The operator Sinkhorn iteration (OSI) is an iterative algorithm for finding a solution to the scaling problem. It is based on the observation that each single condition can be easily satisfied when ignoring the other. For instance, when fixing \(R\), it is easy to find \(L\) in the first equation using a Cholesky decomposition of the term in brackets, and similar vice versa. Updating \(L\) and \(R\) in an alternating way yields OSI. It admits a natural interpretation as an alternating minimization method on cones of symmetric positive definite matrices. Indeed, substituting \(X = L^\top L\) and \(Y = R^\top R\), the operator scaling problem can be rewritten as a coupled fixed point equation

\[ X = \frac {1}{m} \Phi (Y)^{-1}, \qquad Y = \frac {1}{n} \Phi ^*(X)^{-1} \]

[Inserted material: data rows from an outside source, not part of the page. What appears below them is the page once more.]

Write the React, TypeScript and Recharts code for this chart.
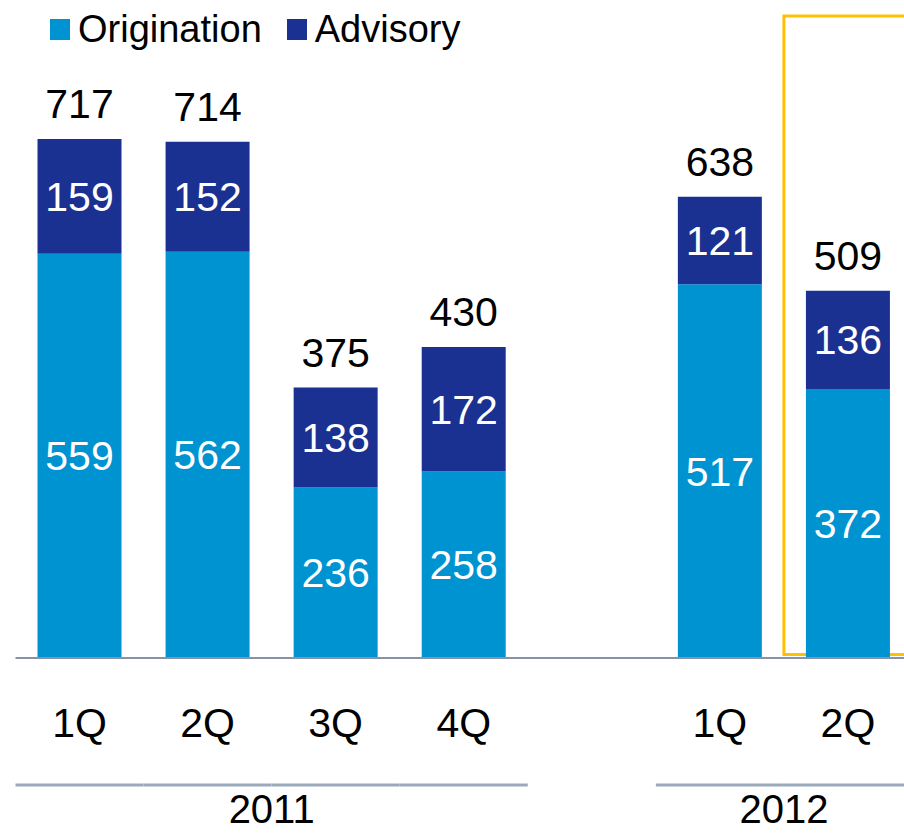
import { BarChart, Bar, XAxis, YAxis, LabelList, ReferenceArea } from 'recharts'

// categories, with an empty slot between the two years
const quarterKeys = ['1Q11', '2Q11', '3Q11', '4Q11', 'gap', '1Q12', '2Q12']
const quarterLabels = ['1Q', '2Q', '3Q', '4Q', '', '1Q', '2Q']
const years = ['2011', '2011', '2011', '2011', '', '2012', '2012']

const origination = [559, 562, 236, 258, null, 517, 372]
const advisory = [159, 152, 138, 172, null, 121, 136]
const totals = [717, 714, 375, 430, null, 638, 509]

const ORIG = '#0093D1'
const ADV = '#1B3191'
const FONT = '"Liberation Sans", Arial, sans-serif'

const data = quarterKeys.map((key, i) => ({
  key,
  orig: origination[i],
  adv: advisory[i],
  total: totals[i],
}))

function QuarterTick(props: any) {
  const { x, y, index, payload } = props
  const half = payload?.offset ?? 64
  const year = years[index]
  const isFirst = year && years[index - 1] !== year
  let yearX = 0
  if (isFirst) {
    const count = years.filter((v) => v === year).length
    yearX = x - half + count * half
  }
  return (
    <g>
      <text x={x} y={y + 79} textAnchor="middle" fontSize={41} fontFamily={FONT} fill="#000">
        {quarterLabels[index]}
      </text>
      {year && (
        <line x1={x - half} x2={x + half} y1={y + 127} y2={y + 127} stroke="#9AAABB" strokeWidth={3} />
      )}
      {isFirst && (
        <text x={yearX} y={y + 165} textAnchor="middle" fontSize={40} fontFamily={FONT} fill="#000">
          {year}
        </text>
      )}
    </g>
  )
}

export default function App() {
  return (
    <div style={{ position: 'absolute', left: 0, top: 0, width: 904, height: 833, overflow: 'hidden', background: '#fff' }}>
      <BarChart
        width={912}
        height={833}
        data={data}
        margin={{ top: 16, right: 0, left: 15.5, bottom: 0 }}
        barCategoryGap={22}
      >
        <YAxis hide domain={[0, 888]} />
        <XAxis
          dataKey="key"
          height={175}
          tickLine={false}
          tickSize={0}
          tickMargin={0}
          interval={0}
          axisLine={{ stroke: '#8394A6', strokeWidth: 2 }}
          tick={<QuarterTick />}
        />
        <ReferenceArea
          x1="2Q12"
          x2="2Q12"
          y1={5}
          y2={888}
          fill="none"
          stroke="#FFC000"
          strokeWidth={3}
          ifOverflow="visible"
        />
        <Bar dataKey="orig" stackId="a" fill={ORIG} isAnimationActive={false}>
          <LabelList dataKey="orig" position="center" fill="#fff" fontSize={41} fontFamily={FONT} />
        </Bar>
        <Bar dataKey="adv" stackId="a" fill={ADV} isAnimationActive={false}>
          <LabelList dataKey="adv" position="center" fill="#fff" fontSize={41} fontFamily={FONT} />
          <LabelList dataKey="total" position="top" offset={21} fill="#000" fontSize={41} fontFamily={FONT} />
        </Bar>
      </BarChart>
      <div
        style={{
          position: 'absolute',
          left: 50,
          top: 8,
          display: 'flex',
          alignItems: 'center',
          fontFamily: FONT,
          fontSize: 38,
          color: '#000',
        }}
      >
        {[
          { name: 'Origination', color: ORIG },
          { name: 'Advisory', color: ADV },
        ].map((s) => (
          <span key={s.name} style={{ display: 'flex', alignItems: 'center', marginRight: 25 }}>
            <span style={{ width: 20, height: 21, background: s.color, marginRight: 8, display: 'inline-block' }} />
            {s.name}
          </span>
        ))}
      </div>
    </div>
  )
}
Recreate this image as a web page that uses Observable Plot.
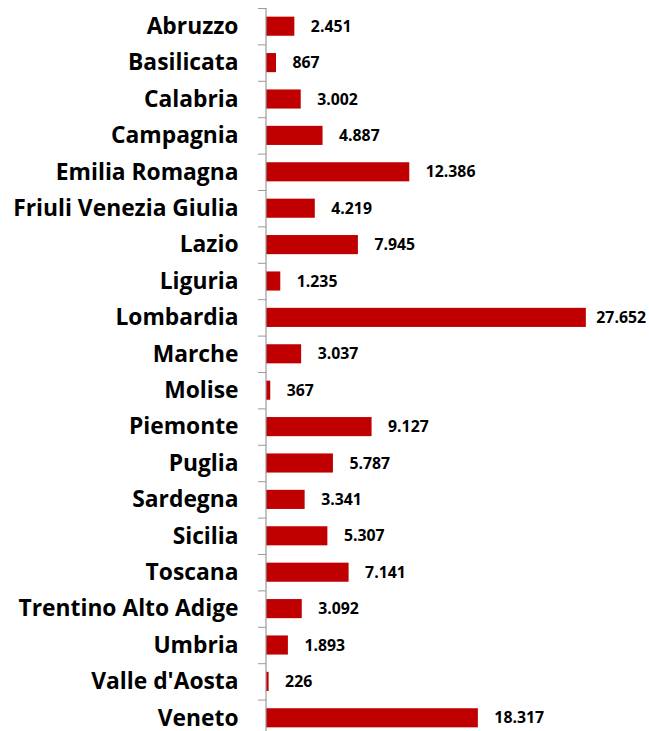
<!DOCTYPE html>
<html>
<head>
<meta charset="utf-8">
<script src="https://cdn.jsdelivr.net/npm/d3@7"></script>
<script src="https://cdn.jsdelivr.net/npm/@observablehq/plot@0.6"></script>
<style>
  html, body { margin: 0; padding: 0; background: #fff; overflow: hidden; }
  #chart svg { display: block; }
</style>
</head>
<body>
<div id="chart"></div>
<script>
const regions = ["Abruzzo","Basilicata","Calabria","Campagnia","Emilia Romagna","Friuli Venezia Giulia","Lazio","Liguria","Lombardia","Marche","Molise","Piemonte","Puglia","Sardegna","Sicilia","Toscana","Trentino Alto Adige","Umbria","Valle d'Aosta","Veneto"];
const values = [2451,867,3002,4887,12386,4219,7945,1235,27652,3037,367,9127,5787,3341,5307,7141,3092,1893,226,18317];

const data = regions.map((r, i) => ({region: r, value: values[i]}));
const it = d3.formatLocale({decimal: ",", thousands: ".", grouping: [3], currency: ["€", ""]});
const fmt = it.format(",d");

const W = 649, H = 731, mTop = 8, mBottom = -5;
const step = (H - mTop - mBottom) / regions.length;
const pad = 0.475;
const font = "'Open Sans', sans-serif";

const chart = Plot.plot({
  width: W,
  height: H,
  marginLeft: 266,
  marginRight: 36,
  marginTop: mTop,
  marginBottom: mBottom,
  style: {fontFamily: font, background: "#fff", overflow: "hidden"},
  x: {domain: [0, 30000], axis: null},
  y: {domain: regions, paddingInner: pad, paddingOuter: pad / 2, round: false, label: null},
  marks: [
    Plot.barX(data, {y: "region", x: "value", fill: "#C00000"}),
    Plot.ruleX([0], {stroke: "#9a9a9a", strokeWidth: 1.2, dx: -0.5}),
    Plot.axisY({anchor: "left", tickSize: 8, text: null, stroke: "#9a9a9a", dy: -step / 2, tickPadding: 0}),
    Plot.axisY({anchor: "left", tickSize: 0, tickPadding: 28, fontSize: 22.8, fontWeight: 700, fill: "#000", label: null}),
    Plot.text(data.filter(d => d.value < 25000), {y: "region", x: "value", text: d => fmt(d.value), textAnchor: "start", dx: 16, fontSize: 15.8, fontWeight: 700, fill: "#000"}),
    Plot.text(data.filter(d => d.value >= 25000), {y: "region", x: "value", text: d => fmt(d.value), textAnchor: "start", dx: 10, fontSize: 15.8, fontWeight: 700, fill: "#000"})
  ]
});
document.getElementById("chart").appendChild(chart);
</script>
</body>
</html>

where \(\Phi (Y) = \sum _{i=1}^k A_i^{} Y A_i^\top \) \(\Phi \) is a completely positive map, and \(\Phi ^*\) is its adjoint. As it turns out, these equations are the first-order optimiality conditions for the function

\[ f(X,Y) = \tr ( X \Phi (Y)) - \frac {1}{m} \log \det (X) - \frac {1}{n} \log \det (Y), \]

which is known to be geodesically convex with respect to the so called aﬀine invariant metric on symmetric positive definite matrices. As a result, OSI can be interpreted as an alternating minimization method for finding the global minimum of \(f\). Its global convergence (under some additional conditions) is well known and can be established using nonlinear Perron–Frobenius theory, which implies that the underlying fixed point iteration is a contraction in the Hilbert metric on positive definite matrices. However, in certain applications the convergence rate is observed to be slow. The goal of this work is to accelerate OSI using overrelaxation.

Conceptually, an OSI including relaxation could be an iteration of the form

\[ X_{t+1} = \omega \frac {1}{m} \Phi (Y_t)^{-1} + (1-\omega ) X_t, \qquad Y_{t+1} = \omega \frac {1}{n} \Phi ^*(X_{t+1})^{-1} + (1-\omega ) Y_t, \]

that is, combining old and new iterates with a relaxation parameter \(\omega > 0\). While this particular version can work in certain instances, it is not well defined in general when \(\omega > 1\) (which is the case of interest), since it is not guaranteed that positive definite matrices are produced. Among other variants, we therefore propose a more natural way of combining iterates along geodesics with respect to the Hilbert metric. For two such matrices \(X\) and \(\tilde X\), the geodesic connecting them is known to be \(X \#_\omega \tilde X = X^{1/2}(X^{-1/2} \tilde X X^{-1/2})^\omega X^{1/2}\) with \(\omega \ge 0\). Importantly, here \(\omega \) can be larger than one. By replacing the above aﬀine linear combinations with this operation, we obtain a geodesic version of overrelaxation. This version in fact is a natural generalization of the overrelaxation methods proposed in [4] and [2] for the matrix Sinkhorn iteration based on log-coordinates.

The mathematical contributions of this work include a rigorous local convergence analysis for the proposed overrelaxation methods based on linearization, which allows to determine the asymptotically optimal relaxation parameter \(\omega \) (which is larger than one) using a variant of Young’s linear SOR theorem. This analysis follows an established pattern as in [4, 2], but executing it for OSI requires several nontrivial steps that provide additional insight into the problem and the geometry of positive definite matrices. For the version based on geodesic relaxation we can establish its global convergence at least in a limited range of \(\omega \) which contains values larger than one. As for practical results, we demonstrate with an instance of frame scaling that OSI with overrelaxation can significantly accelerate the standard variant in certain applications.

The talk is based on the preprint [3].

References

[1] L. Gurvits. Classical complexity and quantum entanglement. J. Comput. System Sci., 69(3):448–484, 2004.
[2] T. Lehmann, M.-K. von Renesse, A. Sambale, and A. Uschmajew. A note on overrelaxation in the Sinkhorn algorithm. Optim. Lett., 16(8):2209–2220, 2022.
[3] T. Soma, A. Uschmajew. Accelerating operator Sinkhorn iteration with overrelaxation. arXiv:2410.14104, 2024.
[4] A. Thibault, L. Chizat, C. Dossal, and N. Papadakis. Overrelaxed Sinkhorn-Knopp algorithm for regularized optimal transport. Algorithms (Basel), 14(5):Paper No. 143, 16, 2021.